DR explained that access to internet cables in and out of Denmark also has great value for the NSA as the Nordic country is geographically a hub for global internet traffic and has access to cables with communication streams from a large number of European countries, including Russia.

The collaboration to eavesdrop on internet cables in and out of the country is so important that it “has strategic significance for the relationship between Denmark and the USA,” a source said to DR.

Another source described the spy system as the FE’s “crown jewel.” This is because it is by far their most effective method of accessing information on everything - from terrorist plans to information on Russia and China.

Friis described the spying scandal as “a stinker” because the FE has helped the NSA spy on Germany, Sweden, Norway and France.
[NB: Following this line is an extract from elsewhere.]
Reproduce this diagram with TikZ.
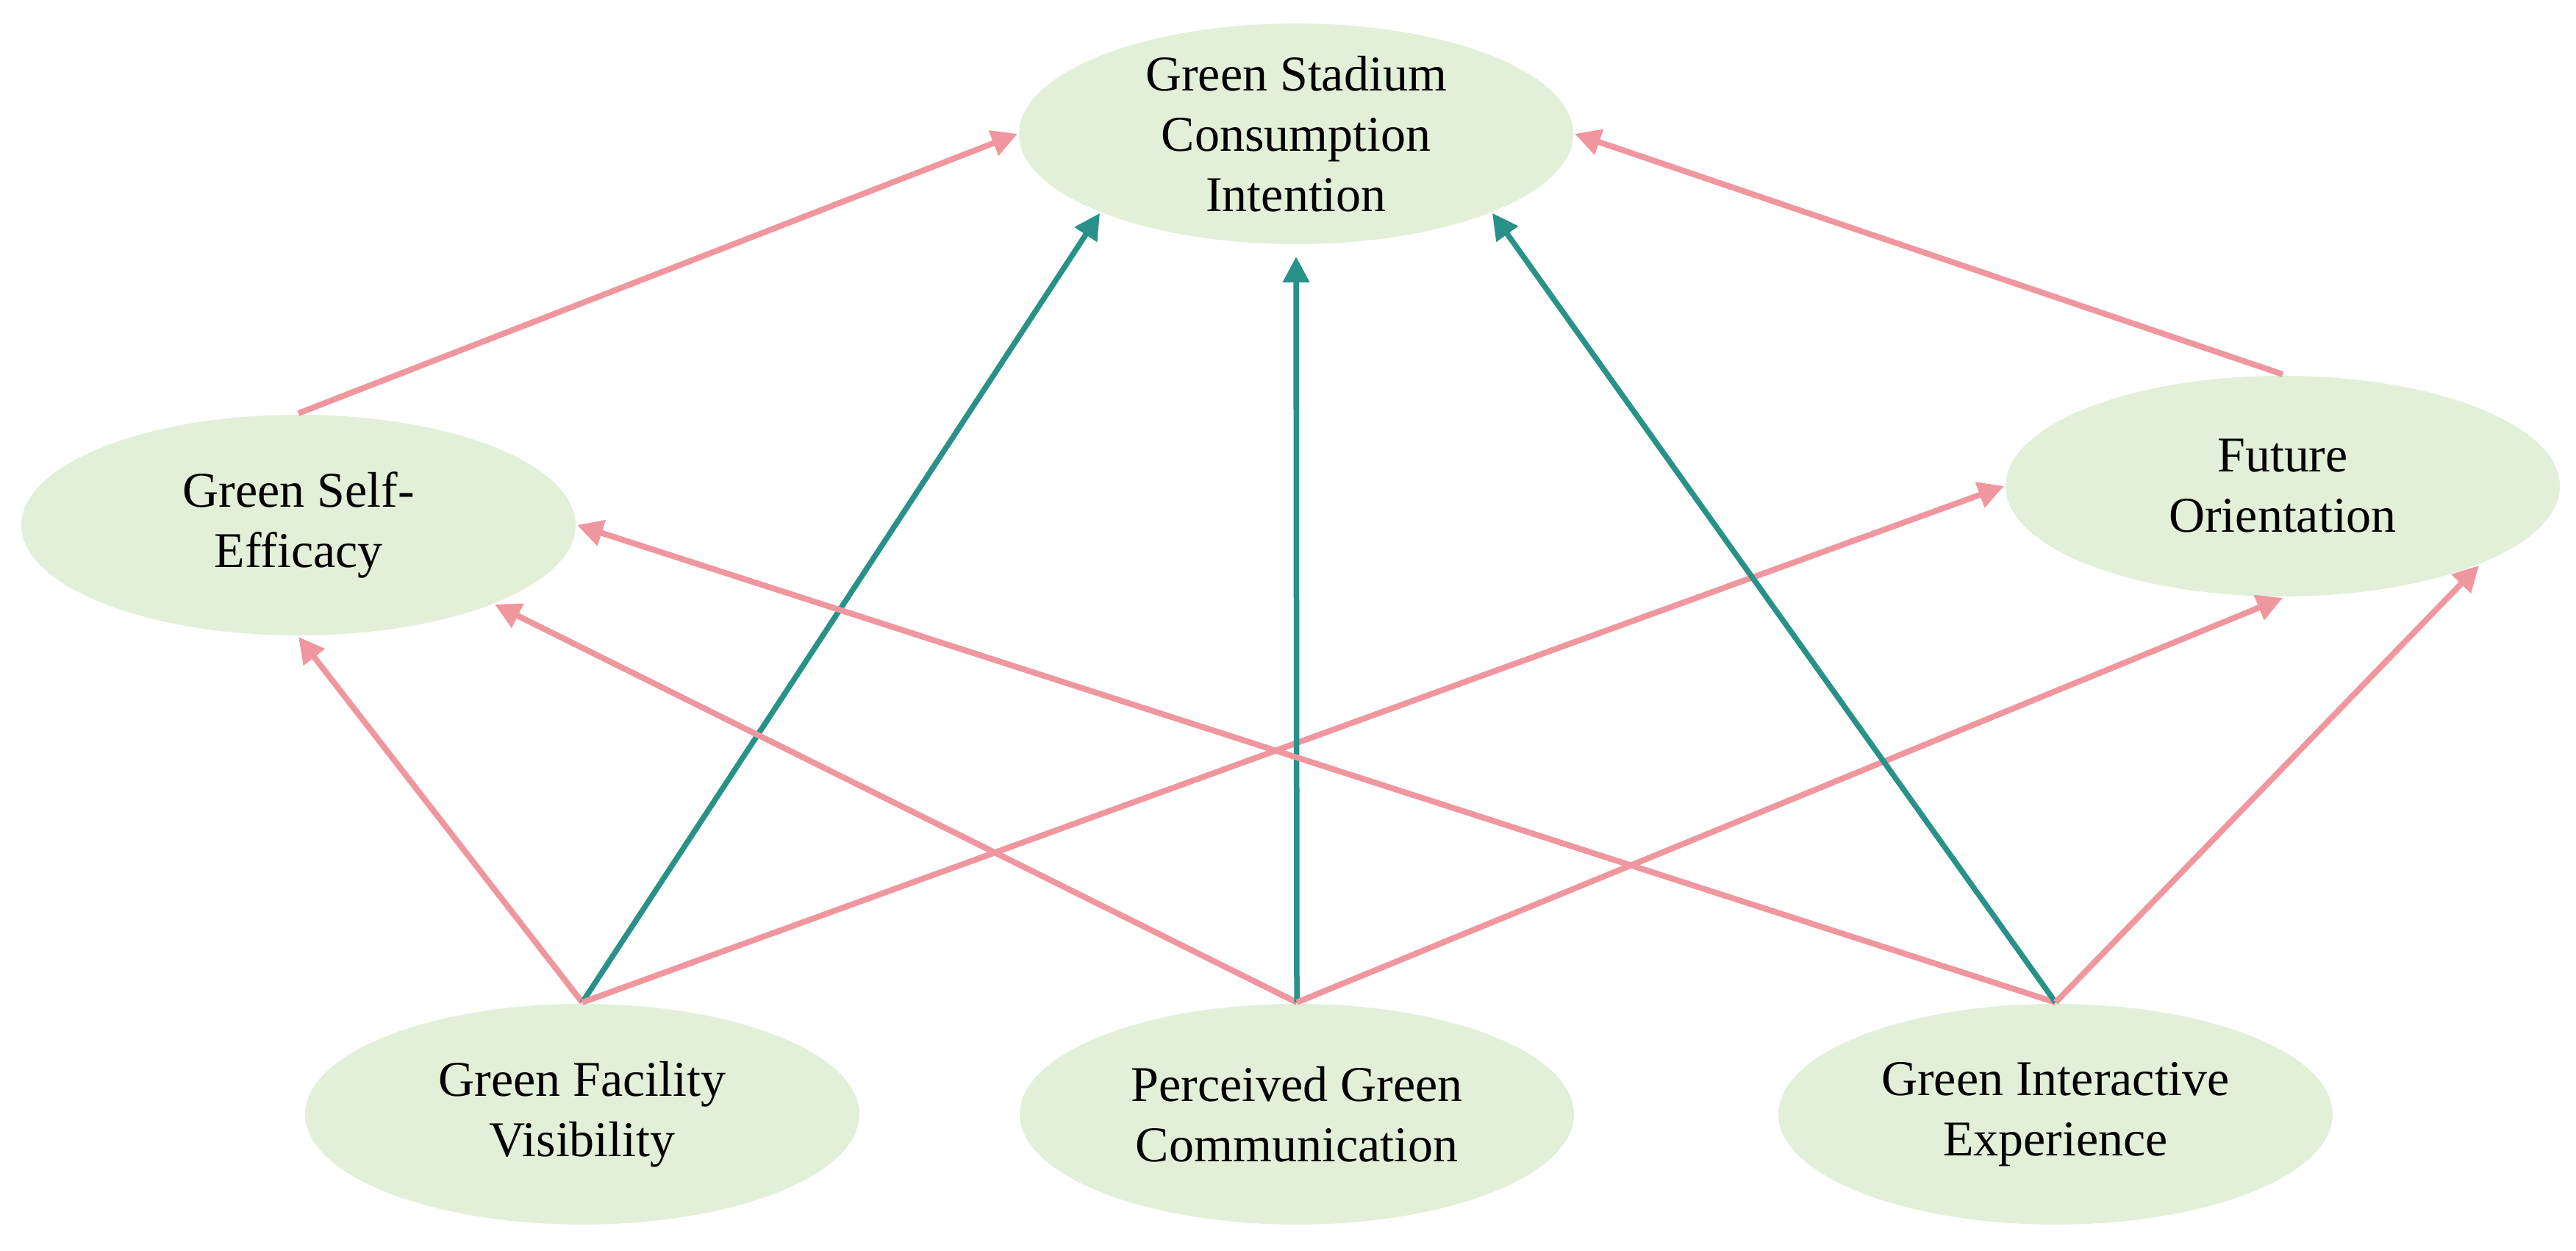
\documentclass[tikz,border=0pt]{standalone}
\usepackage{fontspec}
\setmainfont{Liberation Serif}
\usetikzlibrary{shapes.geometric,arrows.meta}
\definecolor{ellfill}{HTML}{E2F0D9}
\definecolor{pinkln}{HTML}{F0969F}
\definecolor{tealln}{HTML}{28918A}
\tikzset{
  construct/.style={ellipse, fill=ellfill, draw=none, inner sep=0pt,
    minimum width=75.4pt, minimum height=30pt},
  lbl/.style={align=center, inner sep=0pt, text=black,
    font=\fontsize{6.8}{8.2}\selectfont},
  pinkarrow/.style={draw=pinkln, line width=0.8pt,
    -{Triangle[length=3.5pt,width=3.5pt]}},
  tealarrow/.style={draw=tealln, line width=0.75pt,
    -{Triangle[length=3.5pt,width=3.5pt]}}
}
\begin{document}
\begin{tikzpicture}[x=0.1pt,y=-0.1pt]
\useasboundingbox (0,0) rectangle (3504,1701);
% constructs
\node[construct] (gsci) at (1763,182) {};
\node[construct] (gse)  at (406,714) {};
\node[construct] (fo)   at (3105,661) {};
\node[construct] (gfv)  at (792,1515) {};
\node[construct] (pgc)  at (1764,1515) {};
\node[construct] (gie)  at (2796,1515) {};
% labels
\node[lbl] (gsci-t) at (gsci) {Green Stadium\\Consumption\\Intention};
\node[lbl] (gse-t)  at (gse)  {Green Self-\\Efficacy};
\node[lbl] (fo-t)   at (fo)   {Future\\Orientation};
\node[lbl] (gfv-t)  at (gfv)  {Green Facility\\Visibility};
\node[lbl] (pgc-t)  at (pgc)  {Perceived Green\\Communication};
\node[lbl] (gie-t)  at (gie)  {Green Interactive\\Experience};
% mediators to outcome
\draw[pinkarrow] (gse.north) -- (gsci.west);
\draw[pinkarrow] (fo.north) -- (gsci.east);
% Green Facility Visibility
\draw[pinkarrow] (gfv.north) -- (gse.south);
\draw[tealarrow] (gfv.north) -- (gsci.-158);
\draw[pinkarrow] (gfv.north) -- (fo.west);
% Perceived Green Communication
\draw[pinkarrow] (pgc.north) -- (gse.-22);
\draw[tealarrow, shorten >=1.5pt] (pgc.north) -- (gsci.south);
\draw[pinkarrow] (pgc.north) -- (fo.south);
% Green Interactive Experience
\draw[pinkarrow] (gie.north) -- (gse.east);
\draw[tealarrow] (gie.north) -- (gsci.-22);
\draw[pinkarrow] (gie.north) -- (fo.-22);
\end{tikzpicture}
\end{document}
As he said, these are not “obscure” countries or ones on the verge of invading Denmark, but “some of our very best friends in the world. And if you help others to fool your best friends, then you are not doing well.”

There is no clear motive on why the FE spied on Denmark’s closest allies and neighbours for the sake of the U.S., but it also does leave many questions open. Although the FE, along with the NSA, spied on Denmark’s neighbours, it is almost unfathomable to not expect that they also spied on Russia. There is no evidence to suggest this for now, but it also brings to question the extent of spying against Russia if the U.S. is so willing to spy on Merkel, considered especially during the period in question, as one of Europe’s closest allies to Washington.

It also points to an issue of mistrust and disunity within NATO if the U.S. felt it had to spy on fellow member states. Since the U.S. were so willing to spy on France, Germany and Norway, it suggests that the North American country has no trust in its European allies, meaning that there is certainly mistrust within NATO itself.